(Available data)
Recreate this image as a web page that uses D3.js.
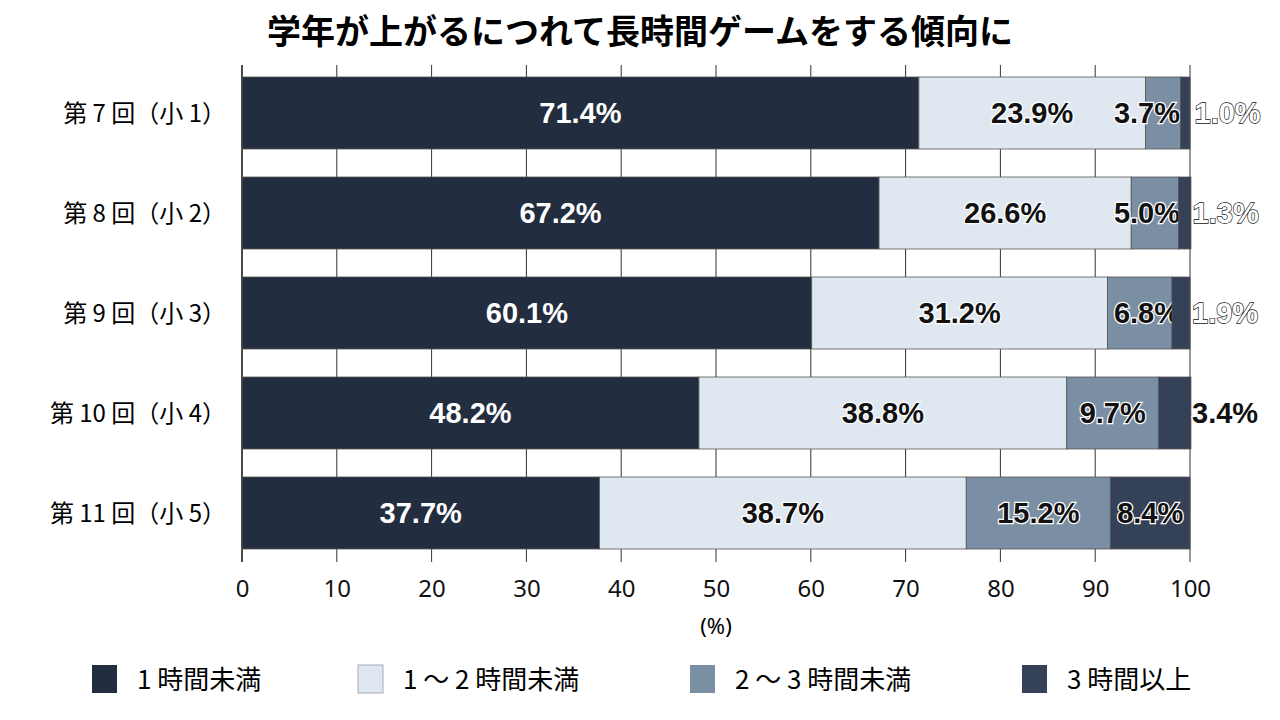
<!DOCTYPE html><html><head><meta charset="utf-8"><script src="https://cdn.jsdelivr.net/npm/d3@7"></script>
<style>body{margin:0;background:#fff}</style></head><body><svg id="c" width="1280" height="720"></svg>
<script>
const categories=["第 7 回（小 1）","第 8 回（小 2）","第 9 回（小 3）","第 10 回（小 4）","第 11 回（小 5）"];
const seriesNames=["1 時間未満","1 ～ 2 時間未満","2 ～ 3 時間未満","3 時間以上"];
const lt1=[71.4,67.2,60.1,48.2,37.7];
const h12=[23.9,26.6,31.2,38.8,38.7];
const h23=[3.7,5.0,6.8,9.7,15.2];
const ge3=[1.0,1.3,1.9,3.4,8.4];
const ticks=[0,10,20,30,40,50,60,70,80,90,100];
const colors=["#222d3f","#dfe8f0","#7a8fa3","#344157"];
const series=[lt1,h12,h23,ge3];
const svg=d3.select("#c");
const x=d3.scaleLinear().domain([0,100]).range([242,1190]);
const y=d3.scaleBand().domain(categories).range([63,563]).paddingInner(0.28).paddingOuter(0.14);
const JP="'Noto Sans CJK JP',sans-serif";
svg.append("text").attr("x",640).attr("y",44).attr("text-anchor","middle").attr("font-family",JP).attr("font-weight","bold").attr("font-size",34).text("学年が上がるにつれて長時間ゲームをする傾向に");
// grid
svg.append("g").selectAll("line").data(ticks).join("line").attr("x1",d=>x(d)).attr("x2",d=>x(d)).attr("y1",65).attr("y2",562).attr("stroke","#333").attr("stroke-width",1);
svg.append("line").attr("x1",242).attr("x2",242).attr("y1",65).attr("y2",562).attr("stroke","#333").attr("stroke-width",1.5);
const ax=svg.append("g").attr("transform","translate(0,562)").call(d3.axisBottom(x).tickValues(ticks).tickSize(0).tickPadding(18));
ax.select(".domain").remove();
ax.selectAll("text").attr("font-family","'Noto Sans',sans-serif").attr("font-size",24).attr("fill","#111");
svg.append("text").attr("x",716).attr("y",634).attr("text-anchor","middle").attr("font-family","'Noto Sans',sans-serif").attr("font-size",22).text("(%)");
categories.forEach((c,i)=>{
  let acc=0;
  series.forEach((s,k)=>{
    const v=s[i],x0=x(acc),x1=x(acc+v);acc+=v;
    svg.append("rect").attr("x",x0).attr("y",y(c)).attr("width",x1-x0).attr("height",y.bandwidth()).attr("fill",colors[k]).attr("stroke","#555").attr("stroke-width",0.8);
    const t=svg.append("text").attr("y",y(c)+y.bandwidth()/2).attr("dy","0.36em").attr("font-family","'Liberation Sans',Arial,sans-serif").attr("font-weight","bold").attr("font-size",29).text(v.toFixed(1)+"%");
    if(k===0){t.attr("x",(x0+x1)/2).attr("text-anchor","middle").attr("fill","#fff");}
    else{
      t.attr("fill","#111").attr("stroke","#fff").attr("stroke-width",2.5).attr("paint-order","stroke");
      if(k===3&&v<5){t.attr("x",Math.max(x0+14,1192)).attr("text-anchor","start");
        if(v<2)t.attr("fill","#fff").attr("stroke","#111").attr("stroke-width",1.3);}
      else if(k===2&&x1-x0<80){t.attr("x",x(100)-10).attr("text-anchor","end");}
      else t.attr("x",(x0+x1)/2).attr("text-anchor","middle");
    }
  });
  svg.append("text").attr("x",226).attr("y",y(c)+y.bandwidth()/2).attr("dy","0.36em").attr("text-anchor","end").attr("font-family",JP).attr("font-size",24).text(c);
});
const lx=[92,358,690,1022];
seriesNames.forEach((n,k)=>{
  svg.append("rect").attr("x",lx[k]).attr("y",665).attr("width",25).attr("height",28).attr("fill",colors[k]).attr("stroke",k===1?"#aab":"none");
  svg.append("text").attr("x",lx[k]+45).attr("y",680).attr("dy","0.36em").attr("font-family",JP).attr("font-size",26).text(n);
});
</script></body></html>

(Exercise task) Every line of the data above should be quoted exactly. Omit the pictures.

(Answer for the task)
Recreate this image as a web page that uses D3.js.
<!DOCTYPE html><html><head><meta charset="utf-8"><script src="https://cdn.jsdelivr.net/npm/d3@7"></script>
<style>body{margin:0;background:#fff}</style></head><body><svg id="c" width="1280" height="720"></svg>
<script>
const categories=["第 7 回（小 1）","第 8 回（小 2）","第 9 回（小 3）","第 10 回（小 4）","第 11 回（小 5）"];
const seriesNames=["1 時間未満","1 ～ 2 時間未満","2 ～ 3 時間未満","3 時間以上"];
const lt1=[71.4,67.2,60.1,48.2,37.7];
const h12=[23.9,26.6,31.2,38.8,38.7];
const h23=[3.7,5.0,6.8,9.7,15.2];
const ge3=[1.0,1.3,1.9,3.4,8.4];
const ticks=[0,10,20,30,40,50,60,70,80,90,100];
const colors=["#222d3f","#dfe8f0","#7a8fa3","#344157"];
const series=[lt1,h12,h23,ge3];
const svg=d3.select("#c");
const x=d3.scaleLinear().domain([0,100]).range([242,1190]);
const y=d3.scaleBand().domain(categories).range([63,563]).paddingInner(0.28).paddingOuter(0.14);
const JP="'Noto Sans CJK JP',sans-serif";
svg.append("text").attr("x",640).attr("y",44).attr("text-anchor","middle").attr("font-family",JP).attr("font-weight","bold").attr("font-size",34).text("学年が上がるにつれて長時間ゲームをする傾向に");
// grid
svg.append("g").selectAll("line").data(ticks).join("line").attr("x1",d=>x(d)).attr("x2",d=>x(d)).attr("y1",65).attr("y2",562).attr("stroke","#333").attr("stroke-width",1);
svg.append("line").attr("x1",242).attr("x2",242).attr("y1",65).attr("y2",562).attr("stroke","#333").attr("stroke-width",1.5);
const ax=svg.append("g").attr("transform","translate(0,562)").call(d3.axisBottom(x).tickValues(ticks).tickSize(0).tickPadding(18));
ax.select(".domain").remove();
ax.selectAll("text").attr("font-family","'Noto Sans',sans-serif").attr("font-size",24).attr("fill","#111");
svg.append("text").attr("x",716).attr("y",634).attr("text-anchor","middle").attr("font-family","'Noto Sans',sans-serif").attr("font-size",22).text("(%)");
categories.forEach((c,i)=>{
  let acc=0;
  series.forEach((s,k)=>{
    const v=s[i],x0=x(acc),x1=x(acc+v);acc+=v;
    svg.append("rect").attr("x",x0).attr("y",y(c)).attr("width",x1-x0).attr("height",y.bandwidth()).attr("fill",colors[k]).attr("stroke","#555").attr("stroke-width",0.8);
    const t=svg.append("text").attr("y",y(c)+y.bandwidth()/2).attr("dy","0.36em").attr("font-family","'Liberation Sans',Arial,sans-serif").attr("font-weight","bold").attr("font-size",29).text(v.toFixed(1)+"%");
    if(k===0){t.attr("x",(x0+x1)/2).attr("text-anchor","middle").attr("fill","#fff");}
    else{
      t.attr("fill","#111").attr("stroke","#fff").attr("stroke-width",2.5).attr("paint-order","stroke");
      if(k===3&&v<5){t.attr("x",Math.max(x0+14,1192)).attr("text-anchor","start");
        if(v<2)t.attr("fill","#fff").attr("stroke","#111").attr("stroke-width",1.3);}
      else if(k===2&&x1-x0<80){t.attr("x",x(100)-10).attr("text-anchor","end");}
      else t.attr("x",(x0+x1)/2).attr("text-anchor","middle");
    }
  });
  svg.append("text").attr("x",226).attr("y",y(c)+y.bandwidth()/2).attr("dy","0.36em").attr("text-anchor","end").attr("font-family",JP).attr("font-size",24).text(c);
});
const lx=[92,358,690,1022];
seriesNames.forEach((n,k)=>{
  svg.append("rect").attr("x",lx[k]).attr("y",665).attr("width",25).attr("height",28).attr("fill",colors[k]).attr("stroke",k===1?"#aab":"none");
  svg.append("text").attr("x",lx[k]+45).attr("y",680).attr("dy","0.36em").attr("font-family",JP).attr("font-size",26).text(n);
});
</script></body></html>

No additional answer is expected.